Fritz was a remarkably handsome boy, with a fine figure, small and delicate hands and feet, and flowing blonde hair. His father, despising all the etiquette and social manners of life and dress, ordered his beautiful hair to be cut off, and denied him every luxury of the toilet and adornment. Frederick William early displayed an aversion for his handsome son, which soon amounted to actual hatred. As Wilhelmina and the mother of Fritz both took his part against the angry and brutal king, the wrath of that almost inhuman monster was also meted out to them.

When Fritz was fourteen years of age, he was appointed by his father as captain of the Potsdam Grenadier Guards. This regiment was the glory of the king, and was composed entirely of giants.
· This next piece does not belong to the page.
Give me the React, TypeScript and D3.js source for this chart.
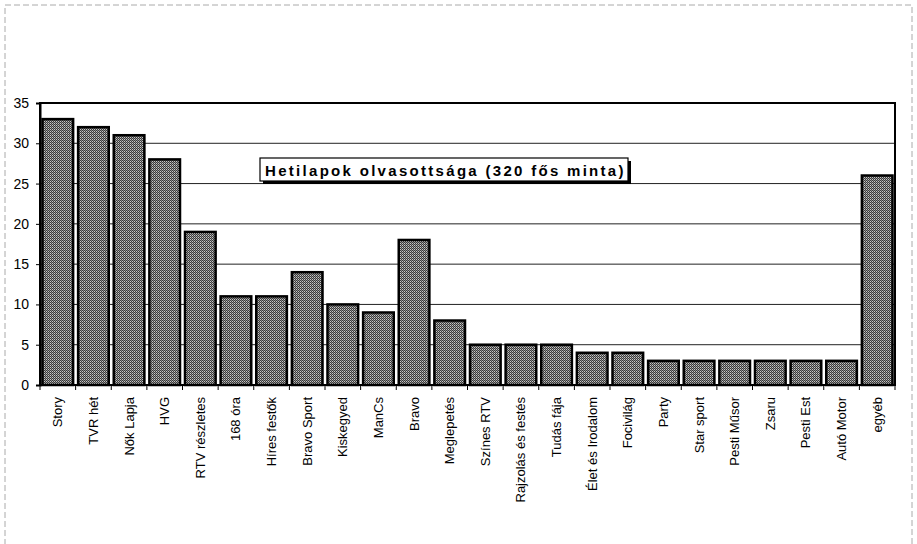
import { useEffect, useRef } from "react";
import * as d3 from "d3";

const categories = [
  "Story", "TVR hét", "Nők Lapja", "HVG", "RTV részletes", "168 óra",
  "Híres festők", "Bravo Sport", "Kiskegyed", "ManCs", "Bravo", "Meglepetés",
  "Színes RTV", "Rajzolás és festés", "Tudás fája", "Élet és Irodalom",
  "Focivilág", "Party", "Star sport", "Pesti Műsor", "Zsaru", "Pesti Est",
  "Autó Motor", "egyéb",
];
const readers = [33, 32, 31, 28, 19, 11, 11, 14, 10, 9, 18, 8, 5, 5, 5, 4, 4, 3, 3, 3, 3, 3, 3, 26];
const yTicks = [0, 5, 10, 15, 20, 25, 30, 35];
const title = "Hetilapok olvasottsága (320 fős minta)";

export default function App() {
  const ref = useRef<SVGSVGElement>(null);

  useEffect(() => {
    const width = 917, height = 544;
    const margin = { left: 40, right: 22, top: 103, bottom: 159 };
    const w = width - margin.left - margin.right;
    const h = height - margin.top - margin.bottom;

    const svg = d3.select(ref.current);
    svg.selectAll("*").remove();

    const defs = svg.append("defs");
    const pat = defs.append("pattern")
      .attr("id", "dither")
      .attr("width", 2).attr("height", 2)
      .attr("patternUnits", "userSpaceOnUse");
    pat.append("rect").attr("width", 2).attr("height", 2).attr("fill", "#3a3a3a");
    pat.append("rect").attr("width", 1).attr("height", 1).attr("fill", "#c8c8c8");
    pat.append("rect").attr("x", 1).attr("y", 1).attr("width", 1).attr("height", 1).attr("fill", "#8a8a8a");

    // faint outer frame of the scanned page
    svg.append("rect")
      .attr("x", 5).attr("y", 5)
      .attr("width", 907).attr("height", 560)
      .attr("fill", "none")
      .attr("stroke", "#aaa")
      .attr("stroke-dasharray", "6,3");

    const g = svg.append("g").attr("transform", `translate(${margin.left},${margin.top})`);

    const x = d3.scaleBand().domain(categories).range([0, w]).padding(0);
    const y = d3.scaleLinear().domain([0, 35]).range([h, 0]);

    // gridlines
    g.selectAll(".grid")
      .data(yTicks.filter(t => t > 0 && t < 35))
      .enter()
      .append("line")
      .attr("x1", 0).attr("x2", w)
      .attr("y1", d => y(d)).attr("y2", d => y(d))
      .attr("stroke", "#222")
      .attr("stroke-width", 1);

    const barW = x.bandwidth() * 0.86;
    g.selectAll(".bar")
      .data(readers)
      .enter()
      .append("rect")
      .attr("x", (d, i) => x(categories[i])! + (x.bandwidth() - barW) / 2)
      .attr("y", d => y(d))
      .attr("width", barW)
      .attr("height", d => y(0) - y(d))
      .attr("fill", "url(#dither)")
      .attr("stroke", "#000")
      .attr("stroke-width", 2.5);

    // plot frame
    g.append("rect")
      .attr("x", 0).attr("y", 0)
      .attr("width", w).attr("height", h)
      .attr("fill", "none")
      .attr("stroke", "#000")
      .attr("stroke-width", 2);

    // y axis
    const yAxis = d3.axisLeft(y).tickValues(yTicks).tickSize(4).tickPadding(7);
    const ya = g.append("g").call(yAxis);
    ya.select(".domain").attr("stroke", "#000").attr("stroke-width", 2);
    ya.selectAll("text")
      .attr("font-family", "Liberation Sans, Arial, sans-serif")
      .attr("font-size", 14)
      .attr("fill", "#000");

    // x axis: ticks at band boundaries
    const xa = g.append("g").attr("transform", `translate(0,${h})`);
    xa.append("line").attr("x1", 0).attr("x2", w).attr("stroke", "#000").attr("stroke-width", 2);
    xa.selectAll(".tick")
      .data(categories.concat([""]))
      .enter()
      .append("line")
      .attr("x1", (d, i) => (i < categories.length ? x(d)! : w))
      .attr("x2", (d, i) => (i < categories.length ? x(d)! : w))
      .attr("y1", 0).attr("y2", 5)
      .attr("stroke", "#000");
    xa.selectAll(".lbl")
      .data(categories)
      .enter()
      .append("text")
      .attr("transform", d => `translate(${x(d)! + x.bandwidth() / 2 + 4.5},12) rotate(-90)`)
      .attr("text-anchor", "end")
      .attr("font-family", "Liberation Sans, Arial, sans-serif")
      .attr("font-size", 13)
      .attr("fill", "#000")
      .text(d => d);

    // title box
    const tb = { x: 260, y: 158, w: 368, h: 23 };
    svg.append("rect")
      .attr("x", tb.x + 3).attr("y", tb.y + 3)
      .attr("width", tb.w).attr("height", tb.h)
      .attr("fill", "#000");
    svg.append("rect")
      .attr("x", tb.x).attr("y", tb.y)
      .attr("width", tb.w).attr("height", tb.h)
      .attr("fill", "#fff")
      .attr("stroke", "#000")
      .attr("stroke-width", 1.2);
    svg.append("text")
      .attr("x", tb.x + 5).attr("y", tb.y + 17.5)
      .attr("font-family", "Liberation Sans, Arial, sans-serif")
      .attr("font-size", 15)
      .attr("font-weight", "bold")
      .attr("letter-spacing", 2.3)
      .attr("fill", "#000")
      .text(title);
  }, []);

  return (
    <svg ref={ref} width={917} height={544} style={{ position: "absolute", left: 0, top: 0, background: "#fff" }} />
  );
}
The shortest of the men were nearly seven feet high, and the tallest nearly nine feet in height. Frederick William did not scruple to take any means of securing these coveted giants, and his recruiting officers were stationed in many places for the purpose of seizing any large men, no matter what their nationality or position. When the rulers of neighboring realms complained at this unlawful seizure of their subjects, the Prussian king pretended that it was done without his knowledge. If any young woman was found in his kingdom of remarkable stature, she was compelled to marry one of the king’s giants. This guard consisted of 2,400 men.

The queen-mother, Sophie Dorothee, had set her mind upon bringing about a double marriage, between Wilhelmina and her cousin Fred, son of the king of England, and Fritz and his cousin, the princess Amelia, the sister of Fred. But though all her schemes came to naught, they occasioned much trouble in her family, and brought down upon the heads of poor Wilhelmina and Fritz much brutal persecution from their inhuman father.

Frederick William took his son Fritz to visit Augustus, king of Poland. This king was an exceedingly profligate man, and the young Fritz learned vicious habits at this court, which lured him into evil ways which ever after left their blot upon his character and morals. This fatal visit to Dresden occurred when Fritz was sixteen years of age, and the dissipation of those four weeks introduced the crown prince to habits which have left an indelible stain upon his reputation, and which poisoned his life. The king’s previous dislike to his son was now converted into contempt and hatred, as he became aware of his vicious habits; for though the iron king was a maniac in temper, and cruel as a savage, he had no weakness towards an immoral life. King Frederick William was now confined to his chair with gout, and poor Wilhelmina and Fritz were the victims upon whom his severest tyrannies fell. The princess Wilhelmina was very beautiful, and had it not been for his love for this sister, upon whom the whole weight of his father’s resentment would then fall, Fritz would have escaped from his home and the terrible ill-treatment he there received.

We have not space to give the pictures of the family broils in this unhappy household. Now the crabbed old man would snatch the plates from the table at dinner and fling them at the heads of his children, usually at hapless Wilhelmina or Fritz; then, angered at Wilhelmina because she refused to take whatever husband her cruel father might select, irrespective of her inclination or wishes, he shut the poor princess up in her apartment, and tried to starve her into submission; for, as she writes, “I was really dying of hunger, having nothing to eat but soup made with salt and water and a ragout of old bones, full of hairs and other dirt.” At last she yielded to her father’s demands; but then she incurred the anger of her mother, who had set her heart upon the match with the prince of Wales.

So the poor princess’ days were full of bitterness. But, fortunately, the prince of Baireuth, whom she married, turned out to be a kind husband; but as he was absent most of the time on regimental duty, and had but his small salary, and the old marquis of Baireuth, her husband’s father, was penurious, irascible, and an inebriate, she often suffered for the necessaries of life. The home of her step-parents was unendurable, and the home of her childhood was still more so. Unhappy princess! and yet, in the midst of all this misery, her bright and graphic letters form one of the greatest delights to students of history, and give true pictures of the home of Frederick the Great, which can be found nowhere else.